Córdoba es el sueño de un exiliado que vino de oriente y cruzó desiertos durante cinco años, huyendo de los asesinos que habían exterminado a su familia Omeya. Nieto de califa, tuvo que buscar el anonimato para sobrevivir a la persecución de los abbasies, que habían tomado el poder en Bagdad. Contempló el exterminio de su familia y, acompañado sólo por su liberto, alcanzó esta tierra de la que llegaría a convertirse en emir. Abd-al-Rahmán era su nombre y fue el fundador de una dinastía que embelleció Córdoba, una ciudad que se convertiría al final del primer milenio en la más poblada e importante de su tiempo. Una ciudad cuyo poder caería luego con estrépito en pocos años.

La visita a Córdoba deja el recuerdo gastronómico de los sabores locales, sabores de recetas antigua y simples, elaboradas con un estilo casero, que hace muy agradable el placer de degustar las naranjas “ picás” con bacalao, el salmorejo, el pisto, el estofado de rabo de toro, la sangre encebollada o los flamenquines en mitad de un ambiente popular.

Una de las sensaciones más agradables de Córdoba es callejear por la judería, perderse en el zoco, encontrarse unos pocos metros más allá en la Sinagoga y maravillarse por las paredes de estucos blancos de motivos florales, asomarse a la intimidad que deja al descubierto alguna puerta entreabierta que enseña su tesoro: el frescor de un patio lleno de macetas, ahora ya mustias en este otoño que llega.

El Guadalquivir se convierte en un río de aguas pantanosas y de cañaverales cuando se acerca a Córdoba. Es una paisaje de lodos y aguas embarradas donde nadan los patos, arbustos sobre los que revolotean las aves y una antigua noria árabe, la Albolafia que hace mucho que dejo de girar, pero se resistió a la estupidez de la católica reina Isabel que ordenó desmantelarla porque su ruido no la dejaba dormir, mientras se alojaba en los cercanos alcázares y planificaba como exterminar la cultura islámica que había prosperado durante ocho siglos en lo que entonces ni siquiera se llamaba España.

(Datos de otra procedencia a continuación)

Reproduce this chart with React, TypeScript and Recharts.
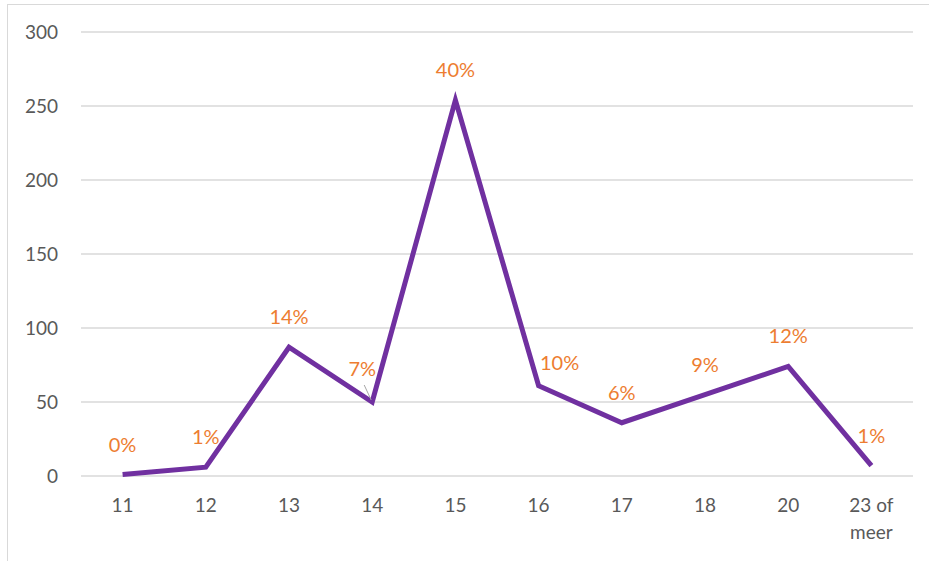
// Leeftijdsverdeling: aantal per leeftijd met aandeel in procenten
import { LineChart, Line, XAxis, YAxis, CartesianGrid, LabelList } from "recharts";

const ages = ["11", "12", "13", "14", "15", "16", "17", "18", "20", "23 of meer"];
const counts = [1, 6, 87, 50, 254, 61, 36, 55, 74, 7];
const shares = ["0%", "1%", "14%", "7%", "40%", "10%", "6%", "9%", "12%", "1%"];
const yTicks = [0, 50, 100, 150, 200, 250, 300];

const data = ages.map((age, i) => ({ age, count: counts[i], share: shares[i] }));

const FONT = "Lato, 'Open Sans', sans-serif";

// kleine verschuivingen zoals in het origineel (label 14 en 16 staan opzij)
const nudge: Record<number, [number, number]> = {
  3: [-10, -3],
  5: [21, 7],
};

function ShareLabel(props: any) {
  const { x, y, index, value } = props;
  const [dx, dy] = nudge[index] || [0, 0];
  const lx = x + dx;
  const ly = y - 31 + dy;
  return (
    <g>
      {index === 3 && (
        <line x1={x - 8} y1={y - 17} x2={x - 1} y2={y - 2} stroke="#a6a6a6" strokeWidth={1} />
      )}
      <text
        x={lx}
        y={ly}
        textAnchor="middle"
        dominantBaseline="central"
        fill="#ED7D31"
        fontSize={20}
        fontFamily={FONT}
      >
        {value}
      </text>
    </g>
  );
}

function AgeTick(props: any) {
  const { x, y, payload } = props;
  const words = String(payload.value).split(" ");
  const lines = words.length > 2 ? [words.slice(0, -1).join(" "), words[words.length - 1]] : [payload.value];
  return (
    <text x={x} y={y} textAnchor="middle" fill="#595959" fontSize={19} fontFamily={FONT}>
      {lines.map((l: string, i: number) => (
        <tspan key={i} x={x} dy={i === 0 ? "0.71em" : "1.4em"}>
          {l}
        </tspan>
      ))}
    </text>
  );
}

export default function App() {
  return (
    <div
      style={{
        position: "fixed",
        left: 0,
        top: 0,
        width: 929,
        height: 561,
        overflow: "hidden",
        background: "#fff",
      }}
    >
      <div
        style={{
          position: "absolute",
          left: 7,
          top: 4,
          width: 940,
          height: 580,
          borderTop: "1px solid #d9d9d9",
          borderLeft: "1px solid #d9d9d9",
        }}
      />
      <div style={{ position: "absolute", left: 0, top: 0 }}>
        <LineChart width={929} height={561} data={data} margin={{ top: 32, right: 16, bottom: 35, left: 0 }}>
          <CartesianGrid vertical={false} stroke="#d9d9d9" strokeWidth={1.5} />
          <XAxis
            dataKey="age"
            axisLine={false}
            tickLine={false}
            tickSize={0}
            tickMargin={23}
            height={50}
            padding={{ left: 41.6, right: 41.6 }}
            tick={<AgeTick />}
            interval={0}
          />
          <YAxis
            domain={[0, 300]}
            ticks={yTicks}
            axisLine={false}
            tickLine={false}
            tickSize={0}
            tickMargin={23}
            width={81}
            tick={{ fill: "#595959", fontSize: 19, fontFamily: FONT }}
          />
          <Line
            type="linear"
            dataKey="count"
            stroke="#7030A0"
            strokeWidth={5}
            dot={false}
            isAnimationActive={false}
          >
            <LabelList dataKey="share" content={<ShareLabel />} />
          </Line>
        </LineChart>
      </div>
    </div>
  );
}
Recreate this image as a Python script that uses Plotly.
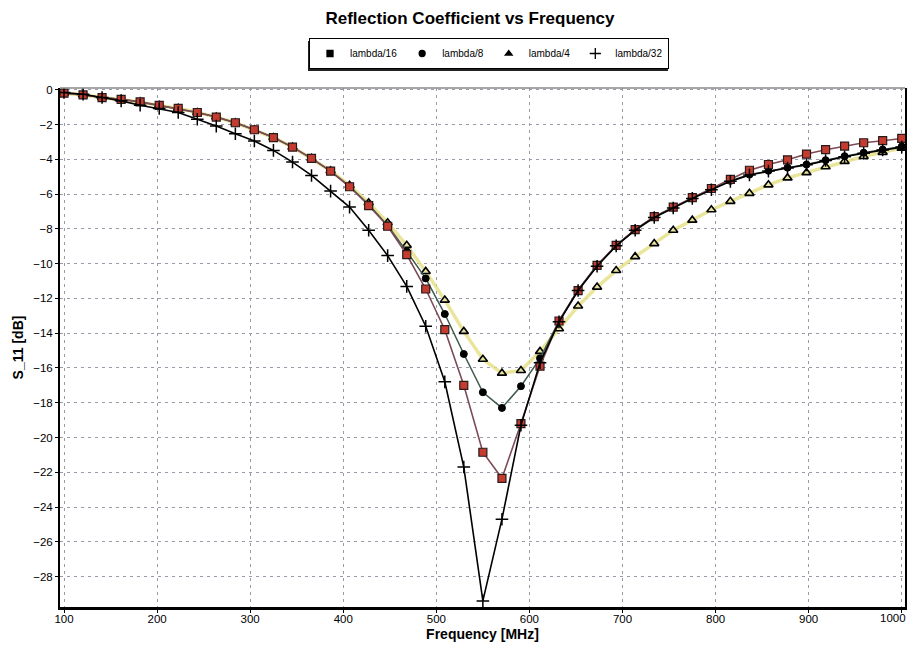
import plotly.graph_objects as go

freq_mhz = [100.0, 120.5, 140.9, 161.4, 181.8, 202.3, 222.7, 243.2, 263.6, 284.1,
            304.5, 325.0, 345.5, 365.9, 386.4, 406.8, 427.3, 447.7, 468.2, 488.6,
            509.1, 529.5, 550.0, 570.5, 590.9, 611.4, 631.8, 652.3, 672.7, 693.2,
            713.6, 734.1, 754.5, 775.0, 795.5, 815.9, 836.4, 856.8, 877.3, 897.7,
            918.2, 938.6, 959.1, 979.5, 1000.0]

s11_lambda16 = [-0.2, -0.3, -0.45, -0.55, -0.7, -0.9, -1.07, -1.31, -1.57, -1.9,
                -2.3, -2.75, -3.3, -3.95, -4.68, -5.58, -6.66, -7.85, -9.48, -11.46,
                -13.8, -17.0, -20.85, -22.35, -19.2, -15.9, -13.3, -11.55, -10.1, -8.95,
                -8.05, -7.3, -6.75, -6.2, -5.68, -5.15, -4.63, -4.3, -4.03, -3.7,
                -3.45, -3.24, -3.05, -2.93, -2.8]

s11_lambda8 = [-0.2, -0.3, -0.45, -0.55, -0.7, -0.9, -1.07, -1.31, -1.57, -1.9,
               -2.3, -2.75, -3.3, -3.95, -4.68, -5.56, -6.6, -7.8, -9.3, -10.85,
               -12.9, -15.2, -17.4, -18.3, -17.05, -15.45, -13.3, -11.5, -10.1, -8.95,
               -8.05, -7.32, -6.78, -6.22, -5.72, -5.24, -4.88, -4.66, -4.48, -4.3,
               -4.05, -3.82, -3.62, -3.44, -3.26]

s11_lambda4 = [-0.2, -0.3, -0.45, -0.55, -0.7, -0.9, -1.07, -1.31, -1.57, -1.9,
               -2.3, -2.75, -3.3, -3.95, -4.66, -5.5, -6.5, -7.65, -8.95, -10.45,
               -12.1, -13.9, -15.5, -16.3, -16.15, -15.05, -13.75, -12.44, -11.35, -10.4,
               -9.6, -8.85, -8.08, -7.5, -6.9, -6.42, -5.96, -5.47, -5.07, -4.77,
               -4.43, -4.12, -3.84, -3.6, -3.36]

s11_lambda32 = [-0.16, -0.26, -0.45, -0.64, -0.89, -1.08, -1.31, -1.7, -2.09, -2.53,
                -2.95, -3.49, -4.16, -4.93, -5.83, -6.75, -8.08, -9.54, -11.31, -13.6,
                -16.8, -21.7, -29.4, -24.7, -19.3, -15.7, -13.35, -11.55, -10.15, -8.98,
                -8.08, -7.35, -6.8, -6.25, -5.75, -5.27, -4.9, -4.68, -4.5, -4.32,
                -4.07, -3.85, -3.65, -3.47, -3.3]

series_names = ["lambda/16", "lambda/8", "lambda/4", "lambda/32"]
y_tick_vals = [0, -2, -4, -6, -8, -10, -12, -14, -16, -18, -20, -22, -24, -26, -28]
x_tick_vals = [100, 200, 300, 400, 500, 600, 700, 800, 900, 1000]

FONT = "Liberation Sans"

fig = go.Figure()

# lambda/4 : open triangles on a pale yellow line
fig.add_trace(go.Scatter(
    x=freq_mhz, y=s11_lambda4, mode="lines+markers", showlegend=False,
    line=dict(color="rgba(228,224,130,0.8)", width=3.5),
    marker=dict(symbol="triangle-up-open", size=8, color="black",
                line=dict(color="black", width=1.6)),
))
# lambda/8 : filled black circles
fig.add_trace(go.Scatter(
    x=freq_mhz, y=s11_lambda8, mode="lines+markers", showlegend=False,
    line=dict(color="#3f5a4a", width=1.5),
    marker=dict(symbol="circle", size=7, color="black",
                line=dict(color="black", width=1)),
))
# lambda/16 : red squares
fig.add_trace(go.Scatter(
    x=freq_mhz, y=s11_lambda16, mode="lines+markers", showlegend=False,
    line=dict(color="#7d4a55", width=1.6),
    marker=dict(symbol="square", size=8, color="#c43c30",
                line=dict(color="#2a1a1a", width=1.2)),
))
# lambda/32 : black plus markers
fig.add_trace(go.Scatter(
    x=freq_mhz, y=s11_lambda32, mode="lines+markers", showlegend=False,
    line=dict(color="black", width=1.6),
    marker=dict(symbol="cross-thin-open", size=9, color="black",
                line=dict(color="black", width=1.5)),
))

# legend-only entries (symbols only, as in the original legend)
legend_symbols = ["square", "circle", "triangle-up", "cross-thin-open"]
legend_sizes = [6, 6, 6, 8]
for name, sym, sz in zip(series_names, legend_symbols, legend_sizes):
    fig.add_trace(go.Scatter(
        x=[None], y=[None], mode="markers", name=name,
        marker=dict(symbol=sym, size=sz, color="black",
                    line=dict(color="black", width=1.3)),
    ))

# the page adds an 8px body margin, so the layout is offset by it
fig.update_layout(
    width=917, height=643,
    margin=dict(l=52, r=20, t=80, b=44, autoexpand=False),
    paper_bgcolor="white", plot_bgcolor="white",
    font=dict(family=FONT, size=12, color="black"),
    title=dict(text="<b>Reflection Coefficient vs Frequency</b>",
               x=462 / 917, xanchor="center", y=0.9844, yanchor="middle",
               font=dict(family=FONT, size=17, color="black")),
    legend=dict(orientation="h", x=0.5077, xanchor="center", y=1.0963, yanchor="top",
                bgcolor="white", bordercolor="black", borderwidth=1,
                font=dict(family=FONT, size=10, color="black"),
                itemwidth=30, tracegroupgap=0),
    showlegend=True,
)

# last tick label is drawn right-aligned so it is not cut at the window edge
x_tick_text = [str(v) for v in x_tick_vals[:-1]] + [""]

fig.update_xaxes(
    range=[95.7, 1003.5], tickvals=x_tick_vals, ticktext=x_tick_text,
    automargin=False, ticklabeloverflow="allow",
    showgrid=True, gridcolor="#9a9aa8", griddash="3px,4px", gridwidth=1,
    showline=True, linecolor="black", linewidth=2.5, mirror=False,
    ticks="outside", ticklen=3, tickcolor="black", ticklabelstandoff=-4,
    tickfont=dict(family=FONT, size=11.5),
    zeroline=False,
    title=dict(text="<b>Frequency [MHz]</b>", standoff=6,
               font=dict(family=FONT, size=14)),
)
fig.add_annotation(
    text=str(x_tick_vals[-1]), xref="paper", yref="paper",
    x=1 + 3 / 845, y=0, xanchor="right", yanchor="middle", yshift=-11,
    showarrow=False, font=dict(family=FONT, size=11.5, color="black"),
)
fig.update_yaxes(
    range=[-29.75, 0.1], tickvals=y_tick_vals, automargin=False,
    showgrid=True, gridcolor="#9a9aa8", griddash="3px,4px", gridwidth=1,
    showline=True, linecolor="black", linewidth=2, mirror=True,
    ticks="outside", ticklen=3, tickcolor="black",
    tickfont=dict(family=FONT, size=11.5),
    zeroline=False,
    title=dict(text="<b>S_11 [dB]</b>", standoff=6,
               font=dict(family=FONT, size=14)),
)

# light top border of the plot frame
fig.add_shape(type="line", xref="paper", yref="paper", x0=0, x1=1, y0=1, y1=1,
              line=dict(color="#8a8a8a", width=1.5))
# legend drop shadow
fig.add_shape(type="rect", xref="paper", yref="paper",
              x0=0.2935, x1=0.7195, y0=1.0328, y1=1.0906,
              line=dict(width=0), fillcolor="#222222", layer="below")

fig.write_html("out.html")
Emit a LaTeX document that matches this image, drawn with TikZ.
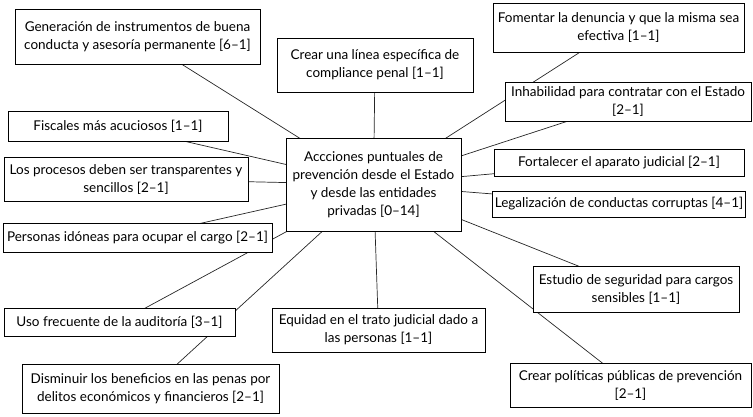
\documentclass[tikz,border=0pt]{standalone}
\usepackage{fontspec}
\setmainfont[Ligatures=TeX]{Lato}
\usetikzlibrary{backgrounds}
\tikzset{x=1pt, y=-1pt, % work in pixels of the original figure
box/.style={draw, fill=white, line width=1pt, align=center, inner sep=2pt, font=\fontsize{13.5}{18}\selectfont}, % every text box
link/.style={line width=0.7pt, draw=black!85}, % the connectors to the centre
}

\begin{document}
\begin{tikzpicture}
\useasboundingbox (0,0) rectangle (753,416);

% centre
\node[box, minimum width=175pt, minimum height=93pt] (acc) at (373.5,184.5) {Accciones puntuales de\\prevención desde el Estado\\y desde las entidades\\privadas [0–14]};

% left side
\node[box, minimum width=245pt, minimum height=55pt] (gen) at (137.5,36.5) {Generación de instrumentos de buena\\conducta y asesoría permanente [6–1]};
\node[box, minimum width=196pt, minimum height=54pt] (linea) at (375,65) {Crear una línea específica de\\compliance penal [1–1]};
\node[box, minimum width=220pt, minimum height=30pt] (fisc) at (118,126) {Fiscales más acuciosos [1–1]};
\node[box, minimum width=244pt, minimum height=44pt] (proc) at (126,179) {Los procesos deben ser transparentes y\\sencillos [2–1]};
\node[box, minimum width=269pt, minimum height=29pt] (pers) at (137.5,237.5) {Personas idóneas para ocupar el cargo [2–1]};
\node[box, minimum width=231pt, minimum height=28pt] (uso) at (119.5,322) {Uso frecuente de la auditoría [3–1]};
\node[box, minimum width=257pt, minimum height=49pt] (dism) at (150.5,388.5) {Disminuir los beneficios en las penas por\\delitos económicos y financieros [2–1]};
\node[box, minimum width=213pt, minimum height=44pt] (equi) at (378.5,330) {Equidad en el trato judicial dado a\\las personas [1–1]};

% right side
\node[box, minimum width=251pt, minimum height=49pt] (fom) at (618.5,27.5) {Fomentar la denuncia y que la misma sea\\efectiva [1–1]};
\node[box, minimum width=246pt, minimum height=39pt] (inha) at (628,101.5) {Inhabilidad para contratar con el Estado\\{[2–1]}};
\node[box, minimum width=250pt, minimum height=27pt] (fort) at (619,162.5) {Fortalecer el aparato judicial [2–1]};
\node[box, minimum width=250pt, minimum height=26pt] (legal) at (619,204) {Legalización de conductas corruptas [4–1]};
\node[box, minimum width=206pt, minimum height=46pt] (estu) at (636,289) {Estudio de seguridad para cargos\\sensibles [1–1]};
\node[box, minimum width=241pt, minimum height=44pt] (pol) at (630.5,385) {Crear políticas públicas de prevención\\{[2–1]}};

\begin{scope}[on background layer]
\draw[link]
(acc.center) edge (gen.center)
(acc.center) edge (linea.center)
(acc.center) edge (fisc.center)
(acc.center) edge (proc.center)
(acc.center) edge (pers.center)
(acc.center) edge (uso.center)
(acc.center) edge (dism.center)
(acc.center) edge (equi.center)
(acc.center) edge (fom.center)
(acc.center) edge (inha.center)
(acc.center) edge (fort.center)
(acc.center) edge (legal.center)
(acc.center) edge (estu.center)
(acc.center) edge (pol.center);
\end{scope}

\end{tikzpicture}
\end{document}
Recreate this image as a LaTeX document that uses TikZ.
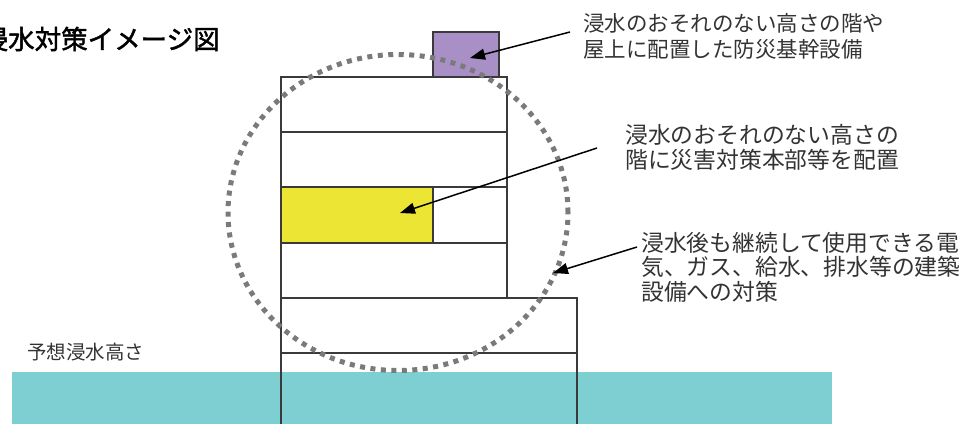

Esta ciudad guarda la decadencia de los lugares que llegaron a ser grandes, pero que tal vez nunca acabaron de creérselo. Una ciudad donde el judío Maimónides o el musulmán Averroes encontraron la tolerancia necesaria para difundir saber en mitad del oscurantismo medieval que asolaba Europa, pero que también acabó obligándoles a exiliarse a Marrakech a uno y al otro a El Cairo, anunciando la intolerancia que integristas como almohades y almorávides traerían consigo y que intentaron bajo la fuerza de las armas conservar un esplendor que ya nunca volvería a ser tan bello. Una ciudad donde Zyrab, otro exiliado de Bagdad, en este caso por ensombrecer a su maestro, compuso bellas músicas y trajo la modernidad de nuevas costumbres.